### Exercise materials

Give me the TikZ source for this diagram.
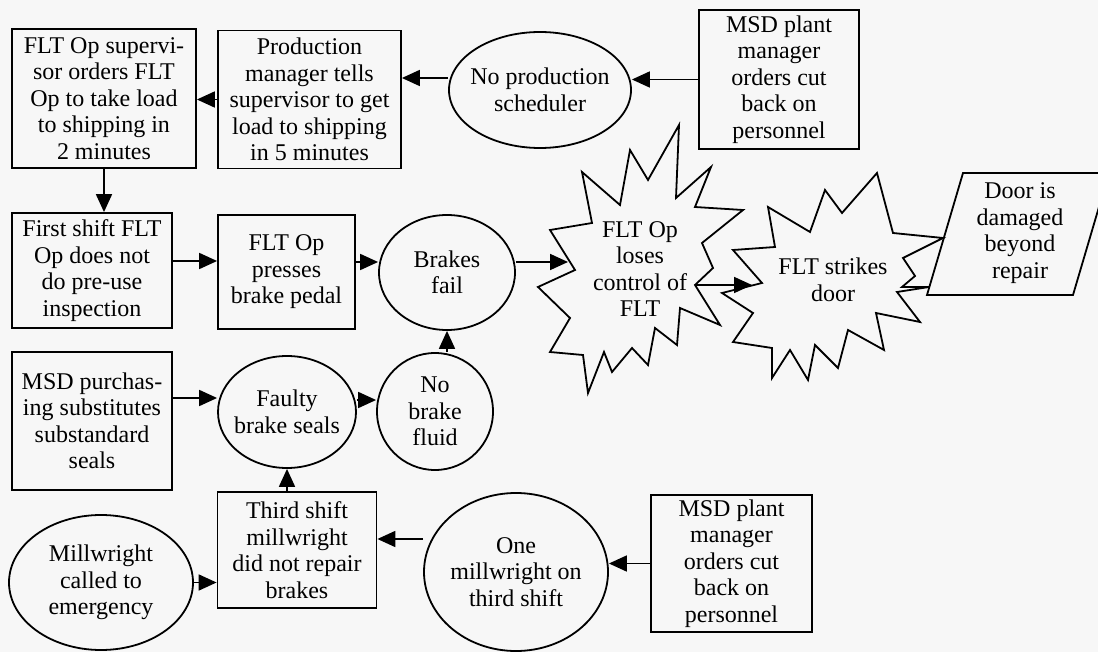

...

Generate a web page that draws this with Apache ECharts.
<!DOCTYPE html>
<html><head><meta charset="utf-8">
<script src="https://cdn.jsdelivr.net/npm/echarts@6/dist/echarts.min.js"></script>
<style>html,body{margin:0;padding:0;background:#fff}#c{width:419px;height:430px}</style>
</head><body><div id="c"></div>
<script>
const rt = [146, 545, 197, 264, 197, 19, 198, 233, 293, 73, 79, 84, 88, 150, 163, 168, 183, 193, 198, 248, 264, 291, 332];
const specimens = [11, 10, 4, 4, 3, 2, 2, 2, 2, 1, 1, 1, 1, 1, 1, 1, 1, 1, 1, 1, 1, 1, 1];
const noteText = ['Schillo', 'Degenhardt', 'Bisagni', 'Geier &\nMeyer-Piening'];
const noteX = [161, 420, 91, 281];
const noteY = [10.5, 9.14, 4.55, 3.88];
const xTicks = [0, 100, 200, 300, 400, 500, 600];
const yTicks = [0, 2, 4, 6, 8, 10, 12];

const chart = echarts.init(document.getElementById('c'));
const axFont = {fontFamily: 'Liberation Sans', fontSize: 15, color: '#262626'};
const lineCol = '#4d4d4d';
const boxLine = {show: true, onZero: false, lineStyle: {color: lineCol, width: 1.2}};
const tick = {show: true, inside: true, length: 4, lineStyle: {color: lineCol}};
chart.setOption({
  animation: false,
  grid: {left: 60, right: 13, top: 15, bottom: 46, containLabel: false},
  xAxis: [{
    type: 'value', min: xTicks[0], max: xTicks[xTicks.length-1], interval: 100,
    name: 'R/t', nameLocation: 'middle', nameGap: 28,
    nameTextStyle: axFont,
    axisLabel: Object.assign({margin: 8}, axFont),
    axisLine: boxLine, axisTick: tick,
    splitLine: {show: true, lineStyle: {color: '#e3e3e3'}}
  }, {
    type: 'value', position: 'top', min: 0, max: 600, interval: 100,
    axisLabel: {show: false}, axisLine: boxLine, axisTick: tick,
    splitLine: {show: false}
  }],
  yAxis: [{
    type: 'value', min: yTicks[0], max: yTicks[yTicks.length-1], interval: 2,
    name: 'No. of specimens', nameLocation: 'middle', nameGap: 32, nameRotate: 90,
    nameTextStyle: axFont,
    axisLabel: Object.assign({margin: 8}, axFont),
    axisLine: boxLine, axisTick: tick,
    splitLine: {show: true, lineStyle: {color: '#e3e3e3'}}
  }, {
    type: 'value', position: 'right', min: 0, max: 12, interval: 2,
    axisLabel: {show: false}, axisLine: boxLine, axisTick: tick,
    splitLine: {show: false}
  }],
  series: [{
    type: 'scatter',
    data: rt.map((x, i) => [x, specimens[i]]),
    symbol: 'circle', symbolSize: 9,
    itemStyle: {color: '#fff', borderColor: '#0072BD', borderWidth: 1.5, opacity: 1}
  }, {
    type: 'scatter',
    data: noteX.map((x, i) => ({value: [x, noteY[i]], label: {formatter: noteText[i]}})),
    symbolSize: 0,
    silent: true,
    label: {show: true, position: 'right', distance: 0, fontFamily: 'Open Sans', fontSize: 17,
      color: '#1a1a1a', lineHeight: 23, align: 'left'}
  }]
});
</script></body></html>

### Challenge
Pull out all lines from the listing that contain the string "this".

### Task output
Give me the TikZ source for this diagram.
Generate a web page that draws this with Apache ECharts.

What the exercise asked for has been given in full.